A tax loss carryforward is a special tax rule that allows capital losses to be carried over from one year to another. In other words, an investor can take capital losses realized in the current tax year to offset gains or profits in a future tax year.
Investors can use a capital loss carryforward to minimize their tax liability when reporting capital gains from investments. Business owners can also take advantage of loss carryforward rules when deducting losses each year. Knowing how this tax provision works and when it can be applied is important from an investment tax savings perspective.
What Is Tax Loss Carryforward?
Tax loss carryforward, sometimes called capital loss carryover, is the process of carrying forward capital losses into future tax years. A capital loss occurs when you sell an asset for less than your adjusted basis. Capital losses are the opposite of capital gains, which are realized when you sell an asset for more than your adjusted basis.
Adjusted basis means the cost of an asset, adjusted for various events (i.e., increases or decreases in value) through the course of ownership.
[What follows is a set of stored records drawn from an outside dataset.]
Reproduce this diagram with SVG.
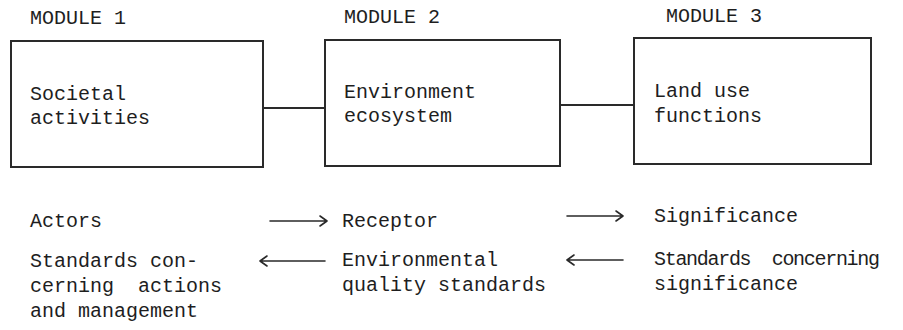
<svg xmlns="http://www.w3.org/2000/svg" width="903" height="330" viewBox="0 0 903 330">
<style>
.bg{fill:#ffffff}
.box{fill:none;stroke:#2a2a2a;stroke-width:2}
.ln{fill:none;stroke:#2a2a2a;stroke-width:2}
.ar{fill:none;stroke:#2a2a2a;stroke-width:1.6;stroke-linecap:round;stroke-linejoin:round}
text{font-family:"Liberation Mono","Courier New",monospace;font-size:20px;fill:#1e1e1e}
</style>
<rect class="bg" x="0" y="0" width="903" height="330"/>
<g id="module1">
<text x="30" y="24">MODULE 1</text>
<rect class="box" x="11" y="41" width="252" height="126"/>
<text x="30" y="100">Societal</text>
<text x="30" y="124">activities</text>
</g>
<g id="module2">
<text x="344" y="23">MODULE 2</text>
<rect class="box" x="325" y="40" width="235" height="126"/>
<text x="344" y="98">Environment</text>
<text x="344" y="122">ecosystem</text>
</g>
<g id="module3">
<text x="666" y="22">MODULE 3</text>
<rect class="box" x="634" y="38" width="237" height="126"/>
<text x="654" y="97">Land use</text>
<text x="654" y="122">functions</text>
</g>
<g id="connectors">
<line class="ln" x1="263" y1="108" x2="325" y2="108"/>
<line class="ln" x1="560" y1="105" x2="634" y2="105"/>
<path class="ar" d="M270 221 H327 M320 216 L327 221 L320 226"/>
<path class="ar" d="M567 216 H623 M616 211 L623 216 L616 221"/>
<path class="ar" d="M325 261 H260 M267 256 L260 261 L267 266"/>
<path class="ar" d="M623 260 H567 M574 255 L567 260 L574 265"/>
</g>
<g id="actors">
<text x="30" y="227">Actors</text>
</g>
<g id="receptor">
<text x="342" y="227">Receptor</text>
</g>
<g id="significance">
<text x="654" y="222">Significance</text>
</g>
<g id="standards-actions">
<text x="30" y="267" xml:space="preserve">Standards con-</text>
<text x="30" y="292" xml:space="preserve">cerning  actions</text>
<text x="30" y="317" xml:space="preserve">and management</text>
</g>
<g id="env-quality-standards">
<text x="342" y="266">Environmental</text>
<text x="342" y="291">quality standards</text>
</g>
<g id="standards-significance">
<text x="654" y="265" xml:space="preserve" textLength="226" lengthAdjust="spacing">Standards  concerning</text>
<text x="654" y="290">significance</text>
</g>
</svg>
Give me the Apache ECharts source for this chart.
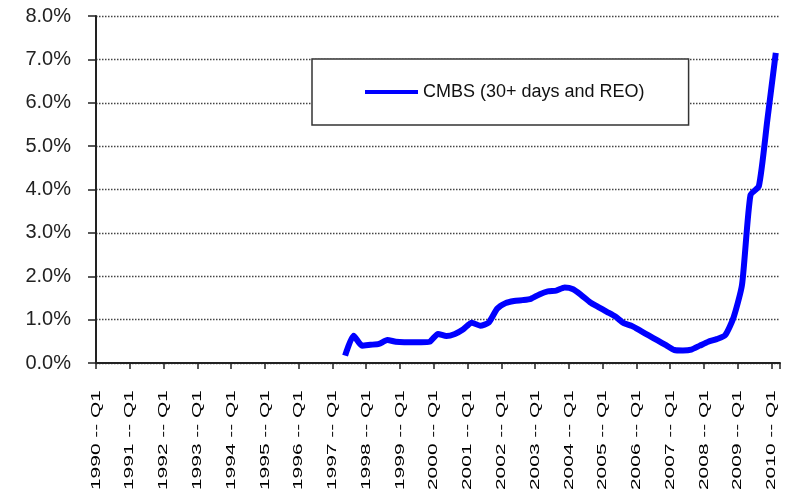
<!DOCTYPE html>
<html>
<head>
<meta charset="utf-8">
<script src="https://cdn.jsdelivr.net/npm/echarts@6/dist/echarts.min.js"></script>
<style>html,body{margin:0;padding:0;background:#fff}#c{width:794px;height:492px}</style>
</head>
<body>
<div id="c"></div>
<script>
// ---- data ----
const years = [1990,1991,1992,1993,1994,1995,1996,1997,1998,1999,2000,2001,2002,2003,2004,2005,2006,2007,2008,2009,2010];
const quarters = ['Q1','Q2','Q3','Q4'];
const lastCategory = '2010 -- Q1';
const seriesName = 'CMBS (30+ days and REO)';
const seriesStart = '1997 -- Q2';
// delinquency rate, % (1997 Q2 .. 2010 Q1)
const cmbsValues = [
  0.17, 0.63, 0.40,
  0.42, 0.44, 0.53, 0.49,
  0.48, 0.48, 0.48, 0.49,
  0.67, 0.62, 0.67, 0.78,
  0.93, 0.86, 0.93, 1.25,
  1.38, 1.43, 1.45, 1.48,
  1.58, 1.65, 1.67, 1.74,
  1.70, 1.56, 1.40, 1.29,
  1.18, 1.07, 0.92, 0.85,
  0.74, 0.63, 0.52, 0.41,
  0.30, 0.29, 0.31, 0.40,
  0.49, 0.55, 0.64, 1.05,
  1.80, 3.87, 4.08, 5.60,
  7.15
];
const tickLabels = years.map(y => y + ' -- Q1');

// ---- build ----
const categories = [];
for (const y of years) for (const q of quarters) categories.push(y + ' -- ' + q);
categories.length = categories.indexOf(lastCategory) + 1;
const startIdx = categories.indexOf(seriesStart);
const lineData = categories.map((c, i) => (i < startIdx ? null : cmbsValues[i - startIdx]));
const labelData = tickLabels.map(t => [categories.indexOf(t), 0]);

const chart = echarts.init(document.getElementById('c'));
chart.setOption({
  animation: false,
  backgroundColor: '#fff',
  grid: { left: 96, right: 14, top: 16, bottom: 129, containLabel: false },
  legend: {
    data: [seriesName],
    left: 312, top: 59,
    icon: 'rect', itemWidth: 53, itemHeight: 4,
    padding: [24, 44, 24, 53],
    borderColor: '#333', borderWidth: 1.5, backgroundColor: '#fff',
    textStyle: { fontSize: 18, color: '#111', fontFamily: '"Liberation Sans", Arial, sans-serif', lineHeight: 18 }
  },
  xAxis: {
    type: 'category',
    data: categories,
    boundaryGap: true,
    axisLine: { show: true, lineStyle: { color: '#222', width: 2 } },
    axisTick: { show: true, interval: i => i % 4 === 0, length: 6, alignWithLabel: false, lineStyle: { color: '#222', width: 1.5 } },
    axisLabel: { show: false },
    splitLine: { show: false }
  },
  yAxis: {
    type: 'value',
    min: 0, max: 8, interval: 1,
    axisLine: { show: true, lineStyle: { color: '#222', width: 2 } },
    axisTick: { show: true, length: 8, lineStyle: { color: '#222', width: 1.5 } },
    axisLabel: {
      formatter: v => v.toFixed(1) + '%',
      fontSize: 20, color: '#222', margin: 25,
      fontFamily: '"Liberation Sans", Arial, sans-serif'
    },
    splitLine: { show: true, lineStyle: { color: '#444', width: 1.3, type: [1.5, 1.5] } }
  },
  series: [
    {
      name: seriesName,
      type: 'line',
      data: lineData,
      symbol: 'none',
      smooth: 0.2,
      lineStyle: { color: '#0000FF', width: 6 },
      itemStyle: { color: '#0000FF' },
      z: 3
    },
    {
      type: 'custom',
      silent: true,
      clip: false,
      data: labelData,
      z: 5,
      renderItem: function (params, api) {
        const idx = api.value(0);
        const p = api.coord([idx, 0]);
        const bw = api.size([1, 0])[0];
        return {
          type: 'text',
          x: p[0] - bw / 2,
          y: p[1] + 27,
          rotation: Math.PI / 2,
          scaleX: 1.55,
          style: {
            text: tickLabels[params.dataIndex],
            fontSize: 13.5,
            fontFamily: '"Liberation Sans", Arial, sans-serif',
            fill: '#000',
            align: 'right', verticalAlign: 'middle',
            textAlign: 'right', textVerticalAlign: 'middle'
          }
        };
      }
    }
  ]
});
</script>
</body>
</html>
Whether a capital gain or loss is short-term or long-term depends on how long you owned it before selling. Short-term capital losses and gains apply when an asset is held for one year or less, while long-term capital gains and losses are associated with assets held for longer than one year.
The Internal Revenue Service (IRS) allows certain capital losses, including losses associated with personal or business investments, to be deducted from taxable income.
There are limits on the amount that can be deducted each year, however, depending on the type of losses being reported. For example, the IRS allows investors to deduct up to $3,000 from their taxable income if the capital loss is from the sales of assets like stocks, bonds, or real estate. If capital losses exceed $3,000, the IRS allows investors to carry capital losses forward into future years and use them to reduce potential taxable income.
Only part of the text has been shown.